I say counter-intuitively for fairly obvious reasons. Compared to nearly any other show I can think of, In Treatment is willfully devoid of the sorts of things that tend to make shows addictive. Every weekday, Paul sits down with a patient and talks with them about whatever they want to talk about, and then the next day it’s another patient, and another on Wednesday and on Thursday, and on Friday he goes to see his own therapist of sorts, Gina. It takes a while to get into the rhythm, particularly in that first episode where we leap into an intense session of Paul’s therapy with Laura even though she’s already been seeing him for a year. So it’s the first episode, and Laura’s weeping and her makeup is all smudged and she’s wearing extremely sexy clothing. She begins recounting a torrid anonymous sexual encounter from the previous night and then starts complaining about David even though we have no idea who he is, and just as her world starts to form into some coherent shape, her appointment is over. Not only is her appointment over, but there are four whole episodes where the exact same thing is going to happen all over again (with Alex the traumatized Navy pilot, Sophie the traumatized teen gymnast, Jake and Amy the traumatized angry couple, and finally Paul’s session with Gina to recount all of that trauma) before we even get to return to Laura.

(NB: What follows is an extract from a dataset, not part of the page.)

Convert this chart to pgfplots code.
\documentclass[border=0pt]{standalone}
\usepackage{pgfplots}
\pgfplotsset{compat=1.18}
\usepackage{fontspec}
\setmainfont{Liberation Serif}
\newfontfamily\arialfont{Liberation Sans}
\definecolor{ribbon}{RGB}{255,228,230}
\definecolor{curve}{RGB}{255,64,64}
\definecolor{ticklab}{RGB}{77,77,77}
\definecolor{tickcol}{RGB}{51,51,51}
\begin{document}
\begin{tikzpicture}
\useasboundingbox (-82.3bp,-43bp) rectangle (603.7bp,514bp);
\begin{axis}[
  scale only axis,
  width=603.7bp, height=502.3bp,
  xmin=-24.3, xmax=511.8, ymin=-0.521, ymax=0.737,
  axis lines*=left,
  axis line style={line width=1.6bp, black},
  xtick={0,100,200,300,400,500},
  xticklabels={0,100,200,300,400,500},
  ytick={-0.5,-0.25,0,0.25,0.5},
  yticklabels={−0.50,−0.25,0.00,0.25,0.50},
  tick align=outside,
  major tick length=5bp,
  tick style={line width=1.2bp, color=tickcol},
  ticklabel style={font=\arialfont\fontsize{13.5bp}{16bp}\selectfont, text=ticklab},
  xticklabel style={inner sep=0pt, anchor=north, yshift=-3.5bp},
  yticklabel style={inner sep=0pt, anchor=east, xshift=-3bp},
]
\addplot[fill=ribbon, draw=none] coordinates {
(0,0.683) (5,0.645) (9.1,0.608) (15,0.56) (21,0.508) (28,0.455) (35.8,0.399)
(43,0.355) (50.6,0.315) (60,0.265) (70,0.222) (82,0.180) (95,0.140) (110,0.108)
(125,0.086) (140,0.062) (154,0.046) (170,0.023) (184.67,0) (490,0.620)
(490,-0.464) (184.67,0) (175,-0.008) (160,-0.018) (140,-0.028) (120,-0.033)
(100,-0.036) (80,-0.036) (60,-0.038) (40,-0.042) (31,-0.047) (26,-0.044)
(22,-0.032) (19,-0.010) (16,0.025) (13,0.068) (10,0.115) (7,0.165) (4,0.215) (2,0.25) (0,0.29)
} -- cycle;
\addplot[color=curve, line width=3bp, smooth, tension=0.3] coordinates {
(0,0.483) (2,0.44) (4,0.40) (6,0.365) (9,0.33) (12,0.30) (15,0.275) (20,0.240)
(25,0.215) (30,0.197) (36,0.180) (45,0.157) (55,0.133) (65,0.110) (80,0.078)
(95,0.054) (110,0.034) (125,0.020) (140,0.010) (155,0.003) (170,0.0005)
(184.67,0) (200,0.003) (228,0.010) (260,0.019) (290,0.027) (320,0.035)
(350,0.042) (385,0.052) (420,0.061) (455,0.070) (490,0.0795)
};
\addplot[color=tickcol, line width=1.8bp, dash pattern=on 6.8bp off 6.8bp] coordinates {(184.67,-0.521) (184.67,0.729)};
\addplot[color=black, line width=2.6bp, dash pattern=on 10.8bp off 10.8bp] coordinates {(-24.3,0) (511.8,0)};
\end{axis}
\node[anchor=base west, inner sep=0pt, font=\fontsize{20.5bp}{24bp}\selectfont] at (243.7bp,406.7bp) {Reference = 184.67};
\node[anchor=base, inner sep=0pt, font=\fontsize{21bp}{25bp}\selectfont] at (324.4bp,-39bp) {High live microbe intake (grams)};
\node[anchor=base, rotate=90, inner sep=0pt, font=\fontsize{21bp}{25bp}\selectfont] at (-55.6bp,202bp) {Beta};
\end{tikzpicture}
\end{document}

Aside from the show’s unusual weekly procedure, which alienates you from characters as soon as you get to know them, the whole set-up and pace of In Treatment is oddly disconcerting. The sensation that you’re staring at someone too closely and for too long is pervasive, but what other option do you have? The overwhelming majority of the show is just Paul and another person, sitting across from each other and talking. And the pace is limited by that same restriction – it is perpetually, almost wearily conversational. No plot can happen unless either Paul or his patient brings it up, and certainly at first, watching characters meander through various life stories and random memories feels like sifting through a lot of potentially unrelated material in search of a plotline, even though you don’t really know what that plot looks like. He mentioned his friend is gay – is this going to be a repressed sexuality thing? Is it a daddy issue? Are we talking about guilt? As the show returns to characters three or four weeks in, it becomes easier to see the recurring patterns, the sore points and nagging fears, but even then, it’s hard to know.
In Treatment is constantly under threat of being derailed by an anecdote. Paul tells them frequently (often as a way of reassuring or hinting), but it’s really about the patients, who tell anecdotes about their childhoods, odd moments they had in a coffee shop, a weird association they had with a pair of shoes, a vivid social encounter, or any mundane detail of the day. Tiny stories accumulate, pulling the narrative toward sex or suicide or shame, and it feels like each therapy session is an opportunity for one story or another to suddenly lurch into dramatic, irrepressible significance. Aha, the lunchbox! It was a sign of absent maternal nurturing; no wonder you still carry it around with you!
With all of this evidence mounting against In Treatment’s compulsive watchability, it looks as though I have to resort to the obvious answer, which is that voyeurism is indeed engaging. It is hard to deny the sheer transgressive pleasure of a show built entirely on gaining unobserved entry into a person’s most private self, but I’d like to believe it’s something more. Until I figure out exactly what that might be, I’m sticking with the second most obvious answer, which is that In Treatment is an academic’s wet dream. There’s a reason English departments still read Freud when no one else does, and there’s a reason so many major theoretical movements in the past several decades have distinct psychoanalytical bents. We like analysis, and we especially like close reading, which is exactly what Paul does every hour of the week. It’s funny, he’ll note, that you use the same words to describe your mother as you do this random stranger you met on the train. Isn’t it odd, how you pause every time before saying the word “best”? He’s just sitting there gathering enough verbal evidence until he can persuasively argue his thesis on why you quit your job. It’s so satisfying and populated by the possibility of a correct answer.
Er, that’s what I’m telling myself. No analysis, please.